Baca berita tanpa iklan. Gabung Kompas.com+

Beasiswa Otsus Mandek, Ratusan Mahasiswa Asal Papua Terancam Putus Kuliah

Kompas.com - 26/08/2023, 10:11 WIB
Rachmawati

Editor

KOMPAS.com - Ratusan mahasiswa penerima program beasiswa Siswa Unggul Papua diperkirakan terancam putus kuliah karena anggaran dari pemerintah mandek. Sekelompok orang tua mahasiswa ini melakukan rangkaian aksi agar anak mereka bisa kuliah sampai lulus.

Di sisi lain, KPK ikut menyorot polemik beasiswa Otsus dan telah meminta keterangan dari sejumlah pejabat di Papua.

Seorang pejabat di Istana mengatakan pemerintah sedang mengupayakan payung hukum baru untuk mengatasi persoalan ini.

Calvin, 22 tahun, tertunduk lesu karena akun kuliahnya diblokir pihak Universitas Utah di Amerika Serikat sekitar Juni lalu. Pemblokiran terjadi selama sebulan menjelang masuk semester baru yang ia sebut masa-masa penting untuk perkuliahan.

Baca juga: Mahasiswa Papua di Jerman Terancam Dikeluarkan dari Asrama, Karut-marut Data Beasiswa Otsus Dituding Jadi Penyebab

"Jadi untuk masuk semester baru kan kita perlu daftar kelas. Nah akun belajar kita diblok dengan alasan kalau pembayaran dari bulan Januari sampai Mei itu belum ada," kata Calvin, mahasiswa penerima beasiswa Siswa Unggul Papua yang berasal dari Jayapura.

Pada masa-masa itu, Calvin dan delapan rekan sesama mahasiswa dari Papua "sudah hampir menyerah".

Sebagian temannya sudah berniat untuk bekerja saja, dan cuti kuliah. Ada pula yang sudah mengemas barang-barang untuk kembali ke Indonesia.

Namun, setelah proses dialog dengan bagian keuangan kampus, akhirnya mereka mendapat toleransi melanjutkan kuliah.

"Akhirnya, akun belajar kita dibuka, di situ kita bisa langsung daftar kelas," kata mahasiswa angkatan pertama dari Papua yang kuliah di Universitas Utah.

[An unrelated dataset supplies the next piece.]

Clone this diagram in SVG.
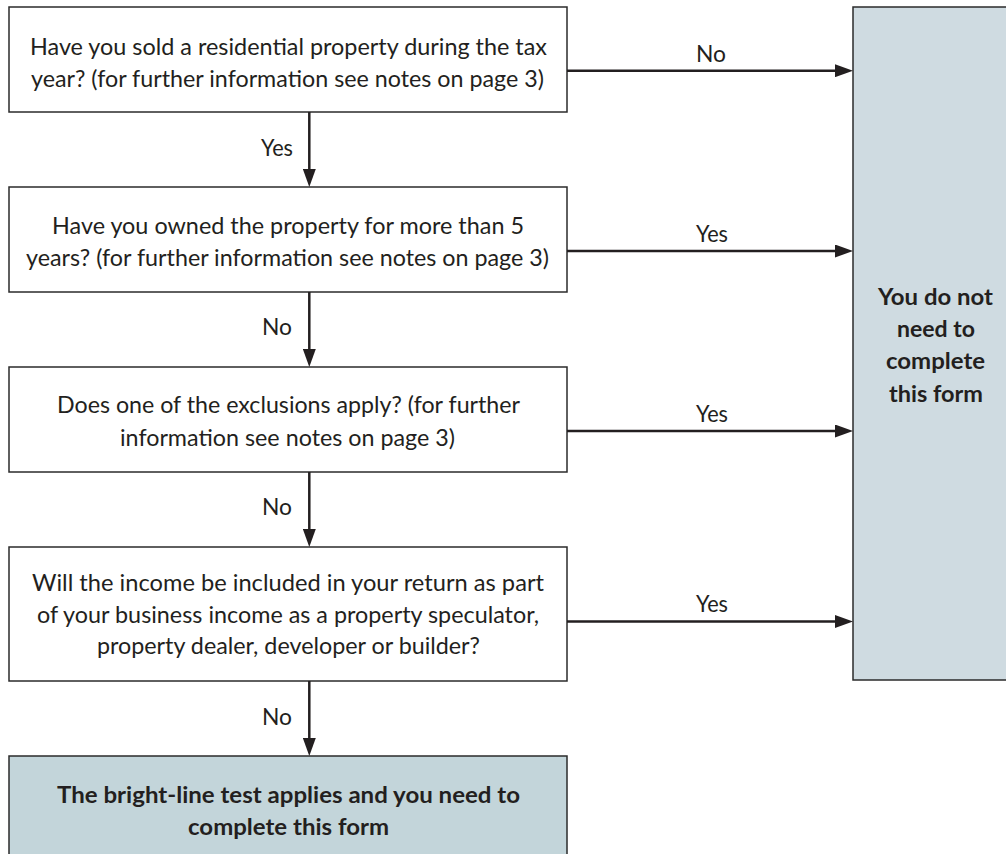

Baca juga: Ketua MPR Minta Penyelewengan Dana Otsus Rugikan Rakyat Papua Ditindak Tegas


Calvin bersama rekan-rekannya yang kuliah di AS.DOK. PRIBADI/CALVIN via BBC Indonesia Calvin bersama rekan-rekannya yang kuliah di AS.
Tapi Calvin dan rekan-rekannya belum bisa belajar dengan tenang, karena pihak kampus hanya bisa memberikan toleransi sampai akhir tahun ini.

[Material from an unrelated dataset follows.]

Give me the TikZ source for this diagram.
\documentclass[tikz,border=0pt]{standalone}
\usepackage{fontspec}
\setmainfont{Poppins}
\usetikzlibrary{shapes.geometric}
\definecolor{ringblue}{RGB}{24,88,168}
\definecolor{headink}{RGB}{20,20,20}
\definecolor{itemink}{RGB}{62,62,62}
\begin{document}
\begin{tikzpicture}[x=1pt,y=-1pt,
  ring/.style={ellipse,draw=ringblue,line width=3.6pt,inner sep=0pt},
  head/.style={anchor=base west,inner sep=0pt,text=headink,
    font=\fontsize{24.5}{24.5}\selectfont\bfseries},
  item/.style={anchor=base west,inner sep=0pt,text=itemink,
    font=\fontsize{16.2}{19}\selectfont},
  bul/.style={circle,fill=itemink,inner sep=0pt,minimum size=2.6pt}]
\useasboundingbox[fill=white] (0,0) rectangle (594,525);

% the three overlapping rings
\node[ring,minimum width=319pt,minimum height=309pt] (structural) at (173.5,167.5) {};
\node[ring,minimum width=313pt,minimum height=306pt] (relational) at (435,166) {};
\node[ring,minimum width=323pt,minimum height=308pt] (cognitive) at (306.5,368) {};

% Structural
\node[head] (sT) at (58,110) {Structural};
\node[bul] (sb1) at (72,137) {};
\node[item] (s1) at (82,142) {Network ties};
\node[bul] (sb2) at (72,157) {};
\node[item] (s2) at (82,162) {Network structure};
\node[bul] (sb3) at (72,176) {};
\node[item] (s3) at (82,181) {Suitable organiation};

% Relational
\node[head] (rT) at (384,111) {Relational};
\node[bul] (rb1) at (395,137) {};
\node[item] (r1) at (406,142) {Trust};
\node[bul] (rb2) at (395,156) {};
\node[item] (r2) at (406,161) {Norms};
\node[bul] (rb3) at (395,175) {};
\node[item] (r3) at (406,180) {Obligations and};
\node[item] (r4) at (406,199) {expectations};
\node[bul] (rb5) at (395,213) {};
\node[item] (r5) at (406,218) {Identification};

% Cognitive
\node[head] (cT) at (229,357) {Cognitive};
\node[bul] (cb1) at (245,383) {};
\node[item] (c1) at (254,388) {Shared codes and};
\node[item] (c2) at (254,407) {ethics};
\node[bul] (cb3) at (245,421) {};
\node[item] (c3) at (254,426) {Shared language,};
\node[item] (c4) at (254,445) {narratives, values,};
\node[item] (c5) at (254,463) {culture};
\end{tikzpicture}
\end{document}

Sejauh ini, belum ada kepastian apakah Pemprov Papua akan melanjutkan pembiayaan.

"Sekarang kita lagi butuh uang, benar-benar butuh support. Kan percuma saja kita belajar bagus-bagus, nilai kita IPK di atas tiga, tapi tidak ada dukungan dari pemerintah.

"Kita berusaha dan berjuang untuk Papua tapi pemerintah tidak mau dorong," lanjut Calvin.

Sebenarnya, kata Calvin, persoalan anggaran beasiswa yang mandek ini sudah tercium sejak semester pertama, pertengahan tahun lalu.

Saat itu, mahasiswa jurusan Matematika terapan ini terpaksa bekerja di restoran berbulan-bulan demi menutupi kebutuhan hidup sehari-hari.

"Kegiatan belajar terganggu oleh kegiatan kerja itu. Aku mau belajar tapi nggak ada uang makan. Apalagi kan kita mahasiswa luar negeri. Jadi kalau nilainya turun itu benar-benar dihakimi," tambah Calvin yang masih mempertahankan IPK di atas tiga.

Baca juga: Anggota Komisi I Sebut UU Otsus Papua Harus Bisa Sediakan Pendidikan Gratis bagi Anak-anak Asli Papua

Calvin adalah bagian dari 622 mahasiwa yang dilaporkan Aliansi Internasional Perhimpunan Mahasiswa Papua di Luar Negeri (IAPSAO) yang terdampak mandeknya beasiswa Otsus.

Koordinator Utama IAPSAO, Meilani S. Ramandey, mengatakan sebagian mahasiswa Papua penerima beasiswa Otsus bahkan memilih pulang agar visanya tidak hangus.

"Visa diperpanjang harus bayar tuition fee-nya [biaya kuliah]. Jadi lebih dari lima mahasiswa bermasalah di perpanjangan visa," kata Mei - panggilan Meilani S. Ramandey.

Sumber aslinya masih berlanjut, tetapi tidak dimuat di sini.